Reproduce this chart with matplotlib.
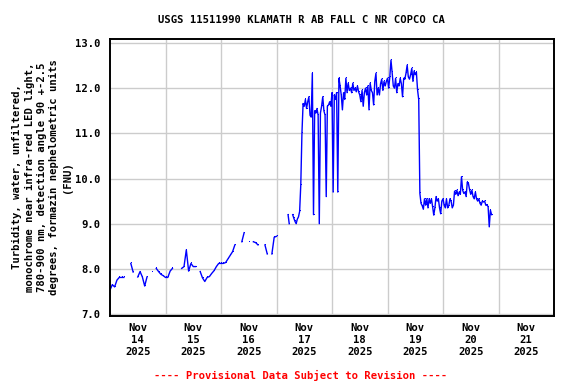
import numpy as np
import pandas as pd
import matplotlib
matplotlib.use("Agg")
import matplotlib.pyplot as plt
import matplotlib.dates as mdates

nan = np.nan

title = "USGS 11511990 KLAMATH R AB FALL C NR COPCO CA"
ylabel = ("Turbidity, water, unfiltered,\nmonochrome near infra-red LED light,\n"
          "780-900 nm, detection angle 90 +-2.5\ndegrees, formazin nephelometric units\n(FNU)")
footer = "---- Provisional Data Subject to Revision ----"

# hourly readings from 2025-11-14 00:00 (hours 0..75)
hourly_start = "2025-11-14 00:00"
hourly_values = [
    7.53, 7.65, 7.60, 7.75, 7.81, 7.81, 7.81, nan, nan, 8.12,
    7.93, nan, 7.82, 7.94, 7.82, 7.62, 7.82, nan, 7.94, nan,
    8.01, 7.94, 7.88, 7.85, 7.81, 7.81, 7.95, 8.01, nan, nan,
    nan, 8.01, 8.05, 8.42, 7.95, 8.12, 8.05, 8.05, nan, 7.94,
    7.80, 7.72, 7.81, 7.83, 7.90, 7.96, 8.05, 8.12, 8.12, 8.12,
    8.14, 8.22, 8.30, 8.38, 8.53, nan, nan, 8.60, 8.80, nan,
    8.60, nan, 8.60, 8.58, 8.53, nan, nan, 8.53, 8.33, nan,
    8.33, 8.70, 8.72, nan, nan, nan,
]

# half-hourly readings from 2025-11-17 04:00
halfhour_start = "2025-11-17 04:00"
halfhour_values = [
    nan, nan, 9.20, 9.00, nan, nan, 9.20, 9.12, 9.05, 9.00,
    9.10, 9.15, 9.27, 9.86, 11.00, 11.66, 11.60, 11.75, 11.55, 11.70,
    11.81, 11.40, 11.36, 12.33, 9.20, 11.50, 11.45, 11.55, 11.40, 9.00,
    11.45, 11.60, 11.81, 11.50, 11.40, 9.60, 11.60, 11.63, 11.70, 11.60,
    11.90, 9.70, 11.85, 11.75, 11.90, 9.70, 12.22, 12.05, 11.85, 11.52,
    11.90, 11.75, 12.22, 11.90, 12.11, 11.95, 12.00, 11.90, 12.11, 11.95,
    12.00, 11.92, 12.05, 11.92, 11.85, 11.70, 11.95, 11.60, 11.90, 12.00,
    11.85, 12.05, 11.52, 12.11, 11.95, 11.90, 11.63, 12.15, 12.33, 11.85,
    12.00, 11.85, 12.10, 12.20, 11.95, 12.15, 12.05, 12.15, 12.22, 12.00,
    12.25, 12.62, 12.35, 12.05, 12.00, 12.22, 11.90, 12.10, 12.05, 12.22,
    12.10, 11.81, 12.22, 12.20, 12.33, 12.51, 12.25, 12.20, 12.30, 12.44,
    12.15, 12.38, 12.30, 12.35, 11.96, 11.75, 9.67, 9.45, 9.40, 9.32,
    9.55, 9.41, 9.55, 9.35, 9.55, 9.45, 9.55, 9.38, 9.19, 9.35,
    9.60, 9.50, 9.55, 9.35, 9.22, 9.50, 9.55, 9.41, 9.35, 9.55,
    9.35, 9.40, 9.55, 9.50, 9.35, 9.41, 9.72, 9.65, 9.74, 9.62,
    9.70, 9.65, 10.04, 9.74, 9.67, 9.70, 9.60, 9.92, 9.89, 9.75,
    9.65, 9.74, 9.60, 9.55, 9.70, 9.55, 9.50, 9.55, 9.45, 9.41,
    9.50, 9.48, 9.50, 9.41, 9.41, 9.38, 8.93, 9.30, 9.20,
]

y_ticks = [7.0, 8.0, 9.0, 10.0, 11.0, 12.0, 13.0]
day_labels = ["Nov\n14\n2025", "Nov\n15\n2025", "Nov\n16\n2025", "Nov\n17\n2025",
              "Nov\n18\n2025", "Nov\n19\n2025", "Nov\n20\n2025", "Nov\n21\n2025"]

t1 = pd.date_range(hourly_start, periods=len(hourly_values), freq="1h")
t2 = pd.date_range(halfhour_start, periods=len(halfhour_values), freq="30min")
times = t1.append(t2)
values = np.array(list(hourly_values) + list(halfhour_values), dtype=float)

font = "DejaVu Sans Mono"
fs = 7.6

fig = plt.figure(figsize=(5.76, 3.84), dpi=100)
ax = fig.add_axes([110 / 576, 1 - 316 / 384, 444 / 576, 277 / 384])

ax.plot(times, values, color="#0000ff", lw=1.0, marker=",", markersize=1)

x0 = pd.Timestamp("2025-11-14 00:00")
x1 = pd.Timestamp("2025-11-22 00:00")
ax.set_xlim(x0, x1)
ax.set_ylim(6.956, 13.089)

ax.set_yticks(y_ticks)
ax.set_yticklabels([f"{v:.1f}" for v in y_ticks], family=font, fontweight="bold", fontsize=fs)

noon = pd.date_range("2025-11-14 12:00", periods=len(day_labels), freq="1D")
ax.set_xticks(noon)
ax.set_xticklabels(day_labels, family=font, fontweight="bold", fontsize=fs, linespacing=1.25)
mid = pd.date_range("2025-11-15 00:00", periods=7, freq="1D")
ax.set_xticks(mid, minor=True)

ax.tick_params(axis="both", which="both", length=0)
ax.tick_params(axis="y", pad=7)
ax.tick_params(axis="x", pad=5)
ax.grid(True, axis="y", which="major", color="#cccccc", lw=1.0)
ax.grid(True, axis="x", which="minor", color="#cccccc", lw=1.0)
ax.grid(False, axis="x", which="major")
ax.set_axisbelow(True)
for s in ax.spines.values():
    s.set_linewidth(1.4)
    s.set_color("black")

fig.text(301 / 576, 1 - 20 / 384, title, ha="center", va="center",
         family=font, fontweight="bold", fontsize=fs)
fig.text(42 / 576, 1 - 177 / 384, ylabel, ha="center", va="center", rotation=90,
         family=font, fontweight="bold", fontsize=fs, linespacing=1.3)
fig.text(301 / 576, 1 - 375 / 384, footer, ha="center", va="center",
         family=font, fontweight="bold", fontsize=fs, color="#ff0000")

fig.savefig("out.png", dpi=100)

### WRITTEN TASK
Images should not appear in the copy; retype the listing above exactly.

### SOLUTION BELOW
Reproduce this chart with matplotlib.
import numpy as np
import pandas as pd
import matplotlib
matplotlib.use("Agg")
import matplotlib.pyplot as plt
import matplotlib.dates as mdates

nan = np.nan

title = "USGS 11511990 KLAMATH R AB FALL C NR COPCO CA"
ylabel = ("Turbidity, water, unfiltered,\nmonochrome near infra-red LED light,\n"
          "780-900 nm, detection angle 90 +-2.5\ndegrees, formazin nephelometric units\n(FNU)")
footer = "---- Provisional Data Subject to Revision ----"

# hourly readings from 2025-11-14 00:00 (hours 0..75)
hourly_start = "2025-11-14 00:00"
hourly_values = [
    7.53, 7.65, 7.60, 7.75, 7.81, 7.81, 7.81, nan, nan, 8.12,
    7.93, nan, 7.82, 7.94, 7.82, 7.62, 7.82, nan, 7.94, nan,
    8.01, 7.94, 7.88, 7.85, 7.81, 7.81, 7.95, 8.01, nan, nan,
    nan, 8.01, 8.05, 8.42, 7.95, 8.12, 8.05, 8.05, nan, 7.94,
    7.80, 7.72, 7.81, 7.83, 7.90, 7.96, 8.05, 8.12, 8.12, 8.12,
    8.14, 8.22, 8.30, 8.38, 8.53, nan, nan, 8.60, 8.80, nan,
    8.60, nan, 8.60, 8.58, 8.53, nan, nan, 8.53, 8.33, nan,
    8.33, 8.70, 8.72, nan, nan, nan,
]

# half-hourly readings from 2025-11-17 04:00
halfhour_start = "2025-11-17 04:00"
halfhour_values = [
    nan, nan, 9.20, 9.00, nan, nan, 9.20, 9.12, 9.05, 9.00,
    9.10, 9.15, 9.27, 9.86, 11.00, 11.66, 11.60, 11.75, 11.55, 11.70,
    11.81, 11.40, 11.36, 12.33, 9.20, 11.50, 11.45, 11.55, 11.40, 9.00,
    11.45, 11.60, 11.81, 11.50, 11.40, 9.60, 11.60, 11.63, 11.70, 11.60,
    11.90, 9.70, 11.85, 11.75, 11.90, 9.70, 12.22, 12.05, 11.85, 11.52,
    11.90, 11.75, 12.22, 11.90, 12.11, 11.95, 12.00, 11.90, 12.11, 11.95,
    12.00, 11.92, 12.05, 11.92, 11.85, 11.70, 11.95, 11.60, 11.90, 12.00,
    11.85, 12.05, 11.52, 12.11, 11.95, 11.90, 11.63, 12.15, 12.33, 11.85,
    12.00, 11.85, 12.10, 12.20, 11.95, 12.15, 12.05, 12.15, 12.22, 12.00,
    12.25, 12.62, 12.35, 12.05, 12.00, 12.22, 11.90, 12.10, 12.05, 12.22,
    12.10, 11.81, 12.22, 12.20, 12.33, 12.51, 12.25, 12.20, 12.30, 12.44,
    12.15, 12.38, 12.30, 12.35, 11.96, 11.75, 9.67, 9.45, 9.40, 9.32,
    9.55, 9.41, 9.55, 9.35, 9.55, 9.45, 9.55, 9.38, 9.19, 9.35,
    9.60, 9.50, 9.55, 9.35, 9.22, 9.50, 9.55, 9.41, 9.35, 9.55,
    9.35, 9.40, 9.55, 9.50, 9.35, 9.41, 9.72, 9.65, 9.74, 9.62,
    9.70, 9.65, 10.04, 9.74, 9.67, 9.70, 9.60, 9.92, 9.89, 9.75,
    9.65, 9.74, 9.60, 9.55, 9.70, 9.55, 9.50, 9.55, 9.45, 9.41,
    9.50, 9.48, 9.50, 9.41, 9.41, 9.38, 8.93, 9.30, 9.20,
]

y_ticks = [7.0, 8.0, 9.0, 10.0, 11.0, 12.0, 13.0]
day_labels = ["Nov\n14\n2025", "Nov\n15\n2025", "Nov\n16\n2025", "Nov\n17\n2025",
              "Nov\n18\n2025", "Nov\n19\n2025", "Nov\n20\n2025", "Nov\n21\n2025"]

t1 = pd.date_range(hourly_start, periods=len(hourly_values), freq="1h")
t2 = pd.date_range(halfhour_start, periods=len(halfhour_values), freq="30min")
times = t1.append(t2)
values = np.array(list(hourly_values) + list(halfhour_values), dtype=float)

font = "DejaVu Sans Mono"
fs = 7.6

fig = plt.figure(figsize=(5.76, 3.84), dpi=100)
ax = fig.add_axes([110 / 576, 1 - 316 / 384, 444 / 576, 277 / 384])

ax.plot(times, values, color="#0000ff", lw=1.0, marker=",", markersize=1)

x0 = pd.Timestamp("2025-11-14 00:00")
x1 = pd.Timestamp("2025-11-22 00:00")
ax.set_xlim(x0, x1)
ax.set_ylim(6.956, 13.089)

ax.set_yticks(y_ticks)
ax.set_yticklabels([f"{v:.1f}" for v in y_ticks], family=font, fontweight="bold", fontsize=fs)

noon = pd.date_range("2025-11-14 12:00", periods=len(day_labels), freq="1D")
ax.set_xticks(noon)
ax.set_xticklabels(day_labels, family=font, fontweight="bold", fontsize=fs, linespacing=1.25)
mid = pd.date_range("2025-11-15 00:00", periods=7, freq="1D")
ax.set_xticks(mid, minor=True)

ax.tick_params(axis="both", which="both", length=0)
ax.tick_params(axis="y", pad=7)
ax.tick_params(axis="x", pad=5)
ax.grid(True, axis="y", which="major", color="#cccccc", lw=1.0)
ax.grid(True, axis="x", which="minor", color="#cccccc", lw=1.0)
ax.grid(False, axis="x", which="major")
ax.set_axisbelow(True)
for s in ax.spines.values():
    s.set_linewidth(1.4)
    s.set_color("black")

fig.text(301 / 576, 1 - 20 / 384, title, ha="center", va="center",
         family=font, fontweight="bold", fontsize=fs)
fig.text(42 / 576, 1 - 177 / 384, ylabel, ha="center", va="center", rotation=90,
         family=font, fontweight="bold", fontsize=fs, linespacing=1.3)
fig.text(301 / 576, 1 - 375 / 384, footer, ha="center", va="center",
         family=font, fontweight="bold", fontsize=fs, color="#ff0000")

fig.savefig("out.png", dpi=100)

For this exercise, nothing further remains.